-------- PROVIDED MATERIAL
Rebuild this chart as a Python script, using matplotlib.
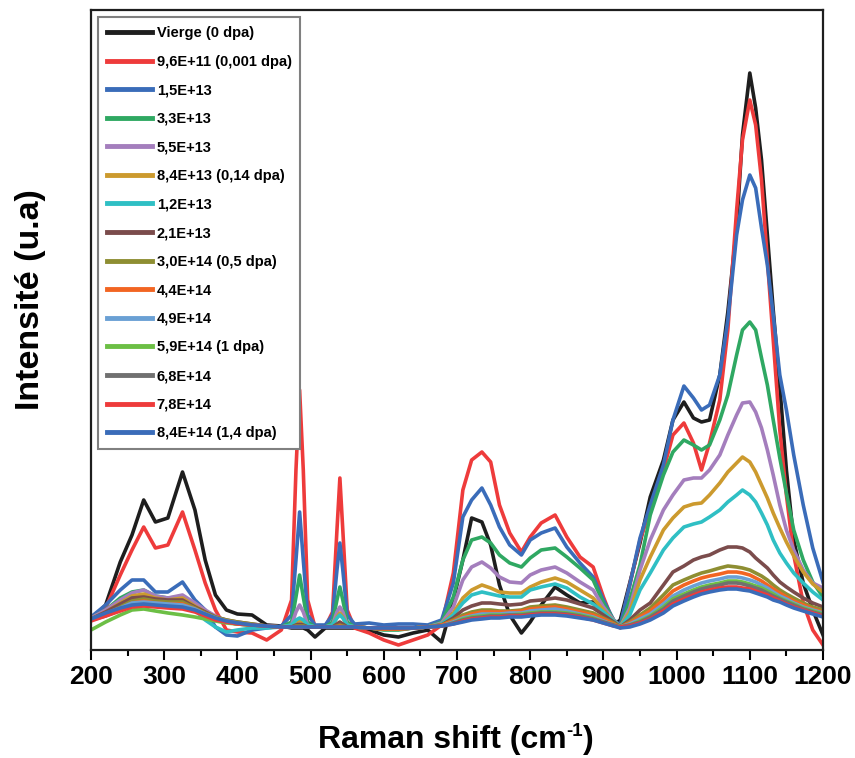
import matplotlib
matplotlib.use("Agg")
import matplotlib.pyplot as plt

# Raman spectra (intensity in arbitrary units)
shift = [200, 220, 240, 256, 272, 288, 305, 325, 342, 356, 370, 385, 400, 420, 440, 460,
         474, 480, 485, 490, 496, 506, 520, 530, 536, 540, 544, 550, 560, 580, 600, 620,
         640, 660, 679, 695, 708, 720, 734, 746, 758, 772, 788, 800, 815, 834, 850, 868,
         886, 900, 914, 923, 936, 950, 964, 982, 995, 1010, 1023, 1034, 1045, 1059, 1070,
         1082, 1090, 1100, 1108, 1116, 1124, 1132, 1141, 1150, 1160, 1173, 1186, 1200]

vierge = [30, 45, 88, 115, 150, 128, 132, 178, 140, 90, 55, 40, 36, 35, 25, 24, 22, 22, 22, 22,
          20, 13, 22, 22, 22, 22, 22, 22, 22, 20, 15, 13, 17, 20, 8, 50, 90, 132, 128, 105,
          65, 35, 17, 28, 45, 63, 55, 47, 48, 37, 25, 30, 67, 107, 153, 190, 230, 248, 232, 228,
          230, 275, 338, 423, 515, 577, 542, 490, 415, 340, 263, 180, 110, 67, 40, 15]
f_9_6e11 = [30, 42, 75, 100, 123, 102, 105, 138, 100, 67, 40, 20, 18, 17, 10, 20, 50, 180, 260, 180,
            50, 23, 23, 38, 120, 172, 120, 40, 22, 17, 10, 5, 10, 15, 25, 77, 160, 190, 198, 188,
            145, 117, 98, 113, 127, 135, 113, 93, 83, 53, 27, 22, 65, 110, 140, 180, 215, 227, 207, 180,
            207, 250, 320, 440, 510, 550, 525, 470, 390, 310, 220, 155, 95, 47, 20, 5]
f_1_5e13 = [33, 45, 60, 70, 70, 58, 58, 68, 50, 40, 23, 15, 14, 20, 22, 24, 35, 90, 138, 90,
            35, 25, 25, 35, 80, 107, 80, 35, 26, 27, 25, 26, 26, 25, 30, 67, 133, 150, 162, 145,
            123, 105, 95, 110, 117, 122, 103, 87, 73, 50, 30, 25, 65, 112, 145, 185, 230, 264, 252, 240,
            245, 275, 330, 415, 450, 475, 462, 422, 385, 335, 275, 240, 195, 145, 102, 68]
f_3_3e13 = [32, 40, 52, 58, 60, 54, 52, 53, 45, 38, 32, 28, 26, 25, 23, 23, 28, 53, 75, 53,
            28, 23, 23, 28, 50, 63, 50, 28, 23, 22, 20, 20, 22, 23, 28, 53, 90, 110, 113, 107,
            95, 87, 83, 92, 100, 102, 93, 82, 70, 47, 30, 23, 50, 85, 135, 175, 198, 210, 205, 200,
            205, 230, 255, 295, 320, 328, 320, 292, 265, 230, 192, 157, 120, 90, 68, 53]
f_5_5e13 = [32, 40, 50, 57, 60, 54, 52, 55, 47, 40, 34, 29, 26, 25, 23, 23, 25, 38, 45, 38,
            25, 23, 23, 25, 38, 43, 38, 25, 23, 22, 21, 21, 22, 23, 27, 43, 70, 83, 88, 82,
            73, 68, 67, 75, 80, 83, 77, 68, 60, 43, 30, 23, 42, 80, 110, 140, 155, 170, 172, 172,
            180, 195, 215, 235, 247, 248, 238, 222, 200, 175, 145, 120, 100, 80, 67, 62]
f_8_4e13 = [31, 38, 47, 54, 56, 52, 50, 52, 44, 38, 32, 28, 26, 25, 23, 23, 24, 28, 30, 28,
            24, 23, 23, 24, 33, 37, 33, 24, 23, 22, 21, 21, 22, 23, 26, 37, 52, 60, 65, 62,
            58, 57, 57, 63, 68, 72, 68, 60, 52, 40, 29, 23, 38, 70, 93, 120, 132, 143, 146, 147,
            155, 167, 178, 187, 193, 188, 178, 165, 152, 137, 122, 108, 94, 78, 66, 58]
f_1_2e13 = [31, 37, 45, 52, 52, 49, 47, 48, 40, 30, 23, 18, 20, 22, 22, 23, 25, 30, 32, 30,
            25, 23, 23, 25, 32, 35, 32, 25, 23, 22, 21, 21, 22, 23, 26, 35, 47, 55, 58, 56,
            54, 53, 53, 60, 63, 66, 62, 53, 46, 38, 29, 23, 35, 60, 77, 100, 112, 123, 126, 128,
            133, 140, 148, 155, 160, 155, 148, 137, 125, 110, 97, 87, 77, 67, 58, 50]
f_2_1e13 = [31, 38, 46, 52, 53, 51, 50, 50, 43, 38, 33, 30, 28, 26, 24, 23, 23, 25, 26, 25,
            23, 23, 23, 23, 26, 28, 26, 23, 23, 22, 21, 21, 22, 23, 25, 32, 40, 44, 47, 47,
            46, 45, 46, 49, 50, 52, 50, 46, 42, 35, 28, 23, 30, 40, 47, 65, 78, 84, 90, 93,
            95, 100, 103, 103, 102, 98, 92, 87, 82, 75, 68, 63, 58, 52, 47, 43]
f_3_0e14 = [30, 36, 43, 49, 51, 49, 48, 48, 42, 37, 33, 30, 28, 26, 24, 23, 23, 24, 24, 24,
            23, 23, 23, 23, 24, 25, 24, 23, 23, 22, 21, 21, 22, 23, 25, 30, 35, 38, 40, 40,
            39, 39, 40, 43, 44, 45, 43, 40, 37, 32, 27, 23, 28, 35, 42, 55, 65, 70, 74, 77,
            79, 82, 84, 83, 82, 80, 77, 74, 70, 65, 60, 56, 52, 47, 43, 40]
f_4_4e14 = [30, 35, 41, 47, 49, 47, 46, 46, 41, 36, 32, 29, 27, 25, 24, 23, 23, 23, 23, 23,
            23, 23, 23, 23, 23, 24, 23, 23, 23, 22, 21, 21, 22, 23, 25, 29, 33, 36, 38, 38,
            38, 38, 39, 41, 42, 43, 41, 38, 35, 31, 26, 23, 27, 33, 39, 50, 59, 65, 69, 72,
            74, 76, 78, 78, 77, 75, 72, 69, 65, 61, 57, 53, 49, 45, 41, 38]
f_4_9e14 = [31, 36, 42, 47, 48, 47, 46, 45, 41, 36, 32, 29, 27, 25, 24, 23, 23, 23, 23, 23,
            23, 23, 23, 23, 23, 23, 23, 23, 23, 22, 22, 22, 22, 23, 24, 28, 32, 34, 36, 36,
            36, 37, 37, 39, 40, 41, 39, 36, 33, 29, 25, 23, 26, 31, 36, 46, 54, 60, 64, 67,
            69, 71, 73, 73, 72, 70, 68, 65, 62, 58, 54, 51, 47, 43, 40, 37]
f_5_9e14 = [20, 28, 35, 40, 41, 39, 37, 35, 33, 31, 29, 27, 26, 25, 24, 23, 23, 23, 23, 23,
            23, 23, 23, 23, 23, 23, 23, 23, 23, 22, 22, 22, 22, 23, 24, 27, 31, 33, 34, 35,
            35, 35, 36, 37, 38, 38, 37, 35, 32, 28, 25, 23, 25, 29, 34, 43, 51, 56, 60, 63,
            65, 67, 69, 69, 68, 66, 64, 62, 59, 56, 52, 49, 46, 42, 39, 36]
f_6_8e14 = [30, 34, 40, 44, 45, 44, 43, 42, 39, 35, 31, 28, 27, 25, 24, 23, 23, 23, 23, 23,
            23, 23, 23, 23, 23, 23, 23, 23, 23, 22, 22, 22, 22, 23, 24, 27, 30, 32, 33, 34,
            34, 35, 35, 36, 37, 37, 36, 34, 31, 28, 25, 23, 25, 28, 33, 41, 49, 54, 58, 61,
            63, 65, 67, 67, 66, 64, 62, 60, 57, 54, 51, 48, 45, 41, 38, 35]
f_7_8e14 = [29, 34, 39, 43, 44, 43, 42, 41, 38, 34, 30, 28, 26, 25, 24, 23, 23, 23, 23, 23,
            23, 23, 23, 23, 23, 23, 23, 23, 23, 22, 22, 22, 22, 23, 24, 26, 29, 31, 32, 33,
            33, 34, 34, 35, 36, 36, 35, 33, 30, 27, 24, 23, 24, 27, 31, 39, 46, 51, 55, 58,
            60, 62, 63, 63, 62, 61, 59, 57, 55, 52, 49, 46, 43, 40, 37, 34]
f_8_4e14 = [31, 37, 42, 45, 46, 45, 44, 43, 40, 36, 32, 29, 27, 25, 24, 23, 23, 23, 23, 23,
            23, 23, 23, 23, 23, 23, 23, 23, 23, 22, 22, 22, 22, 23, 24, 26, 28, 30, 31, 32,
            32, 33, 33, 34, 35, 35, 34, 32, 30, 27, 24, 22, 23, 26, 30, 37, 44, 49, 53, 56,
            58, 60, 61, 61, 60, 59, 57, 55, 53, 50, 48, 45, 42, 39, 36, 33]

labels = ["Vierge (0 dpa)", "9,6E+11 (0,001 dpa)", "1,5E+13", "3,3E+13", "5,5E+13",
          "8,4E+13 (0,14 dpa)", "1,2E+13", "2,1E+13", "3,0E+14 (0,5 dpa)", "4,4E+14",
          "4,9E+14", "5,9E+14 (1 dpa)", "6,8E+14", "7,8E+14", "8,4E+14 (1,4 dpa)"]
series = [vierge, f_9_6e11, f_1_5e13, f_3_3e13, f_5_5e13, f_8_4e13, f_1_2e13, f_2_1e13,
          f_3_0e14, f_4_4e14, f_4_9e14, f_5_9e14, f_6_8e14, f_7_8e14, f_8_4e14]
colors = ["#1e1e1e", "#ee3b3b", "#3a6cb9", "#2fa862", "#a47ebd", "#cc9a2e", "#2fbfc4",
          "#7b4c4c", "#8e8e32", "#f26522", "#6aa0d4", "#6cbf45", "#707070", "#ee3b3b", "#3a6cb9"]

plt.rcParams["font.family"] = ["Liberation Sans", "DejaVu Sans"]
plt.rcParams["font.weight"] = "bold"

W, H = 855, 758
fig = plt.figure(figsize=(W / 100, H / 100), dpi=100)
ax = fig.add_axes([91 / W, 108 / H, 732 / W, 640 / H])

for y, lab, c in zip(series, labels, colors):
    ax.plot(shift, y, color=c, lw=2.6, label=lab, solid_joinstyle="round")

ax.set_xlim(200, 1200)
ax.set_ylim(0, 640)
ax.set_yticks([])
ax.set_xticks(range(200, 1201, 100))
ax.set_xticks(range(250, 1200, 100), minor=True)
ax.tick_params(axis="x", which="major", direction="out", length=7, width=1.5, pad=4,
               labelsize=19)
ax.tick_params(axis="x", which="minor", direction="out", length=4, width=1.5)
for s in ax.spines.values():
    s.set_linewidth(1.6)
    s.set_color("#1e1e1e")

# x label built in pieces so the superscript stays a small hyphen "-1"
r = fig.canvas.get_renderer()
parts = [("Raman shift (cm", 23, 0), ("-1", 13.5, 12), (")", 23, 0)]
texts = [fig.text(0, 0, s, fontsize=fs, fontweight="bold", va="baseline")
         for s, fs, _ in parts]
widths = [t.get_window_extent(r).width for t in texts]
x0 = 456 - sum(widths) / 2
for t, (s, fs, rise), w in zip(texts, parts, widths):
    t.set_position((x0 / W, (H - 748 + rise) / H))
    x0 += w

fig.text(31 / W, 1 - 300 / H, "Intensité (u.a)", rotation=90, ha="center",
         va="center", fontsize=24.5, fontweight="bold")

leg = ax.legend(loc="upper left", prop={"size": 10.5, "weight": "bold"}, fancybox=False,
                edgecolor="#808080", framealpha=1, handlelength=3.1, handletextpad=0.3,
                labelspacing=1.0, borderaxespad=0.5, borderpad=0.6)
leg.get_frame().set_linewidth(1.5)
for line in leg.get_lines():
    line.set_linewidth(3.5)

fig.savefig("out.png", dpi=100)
----------------
REQUIREMENTS:
Without any pictures, reproduce the lines from the first one in the material through the line that has "1173, 1186, 1200]", exactly as they appear.

OUTPUT BELOW:
Rebuild this chart as a Python script, using matplotlib.
import matplotlib
matplotlib.use("Agg")
import matplotlib.pyplot as plt

# Raman spectra (intensity in arbitrary units)
shift = [200, 220, 240, 256, 272, 288, 305, 325, 342, 356, 370, 385, 400, 420, 440, 460,
         474, 480, 485, 490, 496, 506, 520, 530, 536, 540, 544, 550, 560, 580, 600, 620,
         640, 660, 679, 695, 708, 720, 734, 746, 758, 772, 788, 800, 815, 834, 850, 868,
         886, 900, 914, 923, 936, 950, 964, 982, 995, 1010, 1023, 1034, 1045, 1059, 1070,
         1082, 1090, 1100, 1108, 1116, 1124, 1132, 1141, 1150, 1160, 1173, 1186, 1200]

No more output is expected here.